To prevent that from happening, China's central bank increases the market supply of yuan. It sells as many extra yuan as the market wants, targeting a rate of around 6.83 to the US dollar. "It's a massive operation," says Nicholas Lardy, a top expert on China's economy at the Peterson Institute for International Economics in Washington, D.C. "For a big economy like China's, the scale of intervention in the market is without precedent in global history."

Why is China keeping its currency undervalued?

The short answer is that it keeps Chinese exports cheap. That helps Chinese firms make money and keeps China's export-driven factories humming. A cheap yuan also means political stability in a nation where tens of millions of Chinese peasants need jobs.

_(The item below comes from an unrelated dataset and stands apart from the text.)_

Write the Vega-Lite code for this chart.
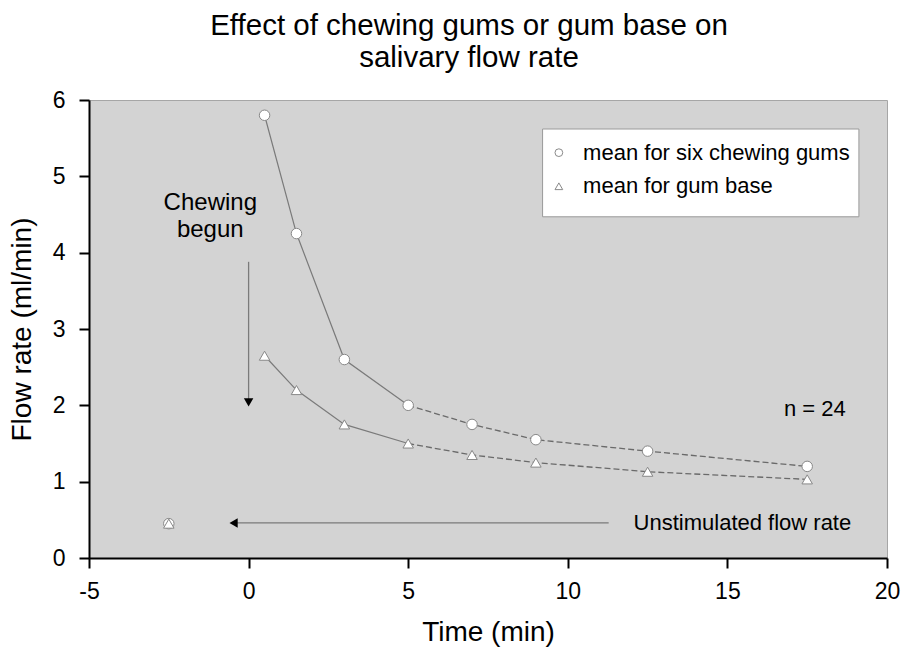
{
  "$schema": "https://vega.github.io/schema/vega-lite/v6.json",
  "width": 798,
  "height": 458,
  "autosize": {"type": "none"},
  "padding": {"left": 89, "top": 100, "right": 18, "bottom": 98},
  "background": "white",
  "config": {
    "font": "Liberation Sans",
    "view": {"fill": "#d3d3d3", "stroke": "#a6a6a6", "strokeWidth": 1},
    "axis": {
      "domainColor": "black",
      "domainWidth": 2,
      "tickColor": "black",
      "tickWidth": 2,
      "tickSize": 10,
      "labelColor": "black",
      "labelFont": "Liberation Sans",
      "labelFontSize": 23,
      "labelFlush": false,
      "labelOverlap": false,
      "labelExpr": "'' + datum.value",
      "titleColor": "black",
      "titleFont": "Liberation Sans",
      "titleFontSize": 28,
      "titleFontWeight": "normal",
      "grid": false
    },
    "text": {"font": "Liberation Sans", "color": "black"}
  },
  "title": {
    "text": ["Effect of chewing gums or gum base on", "salivary flow rate"],
    "font": "Liberation Sans",
    "fontSize": 29.5,
    "fontWeight": "normal",
    "color": "black",
    "lineHeight": 32,
    "anchor": "middle",
    "frame": "group",
    "dx": -19,
    "offset": 16
  },
  "datasets": {
    "flow": [
      {"series": "mean for six chewing gums", "time": -2.5, "flow": 0.45},
      {"series": "mean for six chewing gums", "time": 0.5, "flow": 5.8},
      {"series": "mean for six chewing gums", "time": 1.5, "flow": 4.25},
      {"series": "mean for six chewing gums", "time": 3, "flow": 2.6},
      {"series": "mean for six chewing gums", "time": 5, "flow": 2.0},
      {"series": "mean for six chewing gums", "time": 7, "flow": 1.75},
      {"series": "mean for six chewing gums", "time": 9, "flow": 1.55},
      {"series": "mean for six chewing gums", "time": 12.5, "flow": 1.4},
      {"series": "mean for six chewing gums", "time": 17.5, "flow": 1.2},
      {"series": "mean for gum base", "time": -2.5, "flow": 0.45},
      {"series": "mean for gum base", "time": 0.5, "flow": 2.65},
      {"series": "mean for gum base", "time": 1.5, "flow": 2.2},
      {"series": "mean for gum base", "time": 3, "flow": 1.75},
      {"series": "mean for gum base", "time": 5, "flow": 1.5},
      {"series": "mean for gum base", "time": 7, "flow": 1.35},
      {"series": "mean for gum base", "time": 9, "flow": 1.25},
      {"series": "mean for gum base", "time": 12.5, "flow": 1.13},
      {"series": "mean for gum base", "time": 17.5, "flow": 1.03}
    ],
    "arrows": [
      {"name": "chewing begun", "time": 0, "flow": 3.88, "time2": 0, "flow2": 2.08},
      {"name": "unstimulated", "time": 11.28, "flow": 0.46, "time2": -0.4, "flow2": 0.46}
    ],
    "headDown": [{"time": 0, "flow": 2.04}],
    "headLeft": [{"time": -0.47, "flow": 0.46}],
    "bigNotes": [{"time": -1.2, "flow": 4.56, "label": "Chewing\nbegun"}],
    "notes": [
      {"time": 17.74, "flow": 1.95, "label": "n = 24"},
      {"time": 15.47, "flow": 0.46, "label": "Unstimulated flow rate"}
    ],
    "keyBox": [{"time": 9.21, "time2": 19.12, "flow": 5.62, "flow2": 4.47}],
    "keySymbols": [
      {"series": "mean for six chewing gums", "time": 9.72, "flow": 5.31},
      {"series": "mean for gum base", "time": 9.72, "flow": 4.87}
    ],
    "keyLabels": [
      {"series": "mean for six chewing gums", "time": 10.48, "flow": 5.31},
      {"series": "mean for gum base", "time": 10.48, "flow": 4.87}
    ]
  },
  "encoding": {
    "x": {
      "field": "time",
      "type": "quantitative",
      "scale": {"domain": [-5, 20], "nice": false, "zero": false},
      "axis": {"values": [-5, 0, 5, 10, 15, 20], "labelPadding": 12, "titlePadding": 15, "title": "Time (min)"}
    },
    "y": {
      "field": "flow",
      "type": "quantitative",
      "scale": {"domain": [0, 6], "nice": false, "zero": true},
      "axis": {"values": [0, 1, 2, 3, 4, 5, 6], "labelPadding": 14, "titlePadding": 16, "title": "Flow rate (ml/min)"}
    }
  },
  "layer": [
    {
      "data": {"name": "flow"},
      "transform": [{"filter": "datum.time >= 0 && datum.time <= 5"}],
      "mark": {"type": "line", "color": "#7a7a7a", "strokeWidth": 1.2},
      "encoding": {"detail": {"field": "series", "type": "nominal"}, "order": {"field": "time", "type": "quantitative"}}
    },
    {
      "data": {"name": "flow"},
      "transform": [{"filter": "datum.time >= 5"}],
      "mark": {"type": "line", "color": "#6a6a6a", "strokeWidth": 1.3, "strokeDash": [6, 3]},
      "encoding": {"detail": {"field": "series", "type": "nominal"}, "order": {"field": "time", "type": "quantitative"}}
    },
    {
      "data": {"name": "arrows"},
      "mark": {"type": "rule", "color": "#7a7a7a", "strokeWidth": 1.3},
      "encoding": {
        "x2": {"field": "time2"},
        "y2": {"field": "flow2"}
      }
    },
    {
      "data": {"name": "headDown"},
      "mark": {"type": "point", "shape": "triangle-down", "filled": true, "color": "black", "size": 90, "opacity": 1},
      "encoding": {}
    },
    {
      "data": {"name": "headLeft"},
      "mark": {"type": "point", "shape": "triangle-left", "filled": true, "color": "black", "size": 90, "opacity": 1},
      "encoding": {}
    },
    {
      "data": {"name": "flow"},
      "mark": {"type": "point", "filled": true, "fill": "white", "stroke": "#888888", "strokeWidth": 1, "size": 110, "opacity": 1},
      "encoding": {
        "shape": {
          "field": "series",
          "type": "nominal",
          "scale": {"domain": ["mean for six chewing gums", "mean for gum base"], "range": ["circle", "triangle-up"]},
          "legend": null
        }
      }
    },
    {
      "data": {"name": "keyBox"},
      "mark": {"type": "rect", "fill": "white", "stroke": "#9a9a9a", "strokeWidth": 1},
      "encoding": {
        "x2": {"field": "time2"},
        "y2": {"field": "flow2"}
      }
    },
    {
      "data": {"name": "keySymbols"},
      "mark": {"type": "point", "filled": true, "fill": "white", "stroke": "#8a8a8a", "strokeWidth": 1, "size": 60, "opacity": 1},
      "encoding": {
        "shape": {"field": "series", "type": "nominal", "legend": null}
      }
    },
    {
      "data": {"name": "keyLabels"},
      "mark": {"type": "text", "align": "left", "baseline": "middle", "fontSize": 22},
      "encoding": {"text": {"field": "series", "type": "nominal"}}
    },
    {
      "data": {"name": "bigNotes"},
      "mark": {"type": "text", "align": "center", "baseline": "alphabetic", "fontSize": 24, "lineHeight": 27, "lineBreak": "\n"},
      "encoding": {"text": {"field": "label", "type": "nominal"}}
    },
    {
      "data": {"name": "notes"},
      "mark": {"type": "text", "align": "center", "baseline": "middle", "fontSize": 22},
      "encoding": {"text": {"field": "label", "type": "nominal"}}
    }
  ]
}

Economists say China didn't necessarily set out with the goal of a cheap yuan. In the late 1990s, the yuan was pegged to the US dollar at about 8.28 to 1. No one complained then, Mr. Lardy says, because the US dollar was strengthening.

The problems started around 2001, he says, when the US dollar weakened and took the yuan with it. The US and other trading partners watched with concern as China's trade surplus grew and its foreign-exchange reserves ballooned.

By that time, a powerful interest group had formed in China in support of a cheap yuan. This group included big exporters and politicians in China's coastal provinces, Lardy says. China's currency policy fueled export sales, and kept the money rolling in and the economy booming in those regions.

The US has been pushing China to revalue the yuan for years. When might China change its policy?

China has already changed its currency policy once before. In 2005, after a few years of pressure, it allowed the yuan to begin appreciating slowly. (Policy wonks call this a "managed float" policy.) From then until 2008, the yuan quietly gained more than 20 percent against the dollar.

China stopped doing this when the global economic downturn hit. It returned to a de facto peg to the US dollar. It did this to protect its exporters and ensure economic stability amid tough global conditions.

Now, economists say Beijing is waiting for clearer signs of a strong global recovery before going back to the "managed float" policy.

Lardy expects that China may begin allowing the yuan to appreciate against the dollar "in the next few weeks," and that we could see a 4 to 6 percent appreciation against the dollar by the end of the year.

"There are a lot of good domestic reasons for China to allow the renminbi to appreciate," says Lardy, including fighting inflation and helping create more service-sector jobs.

Xie also thinks Beijing may allow the yuan to appreciate this year, but only by a small amount. "China will not be able to make a change big enough to make Americans happy – it's impossible," Xie says.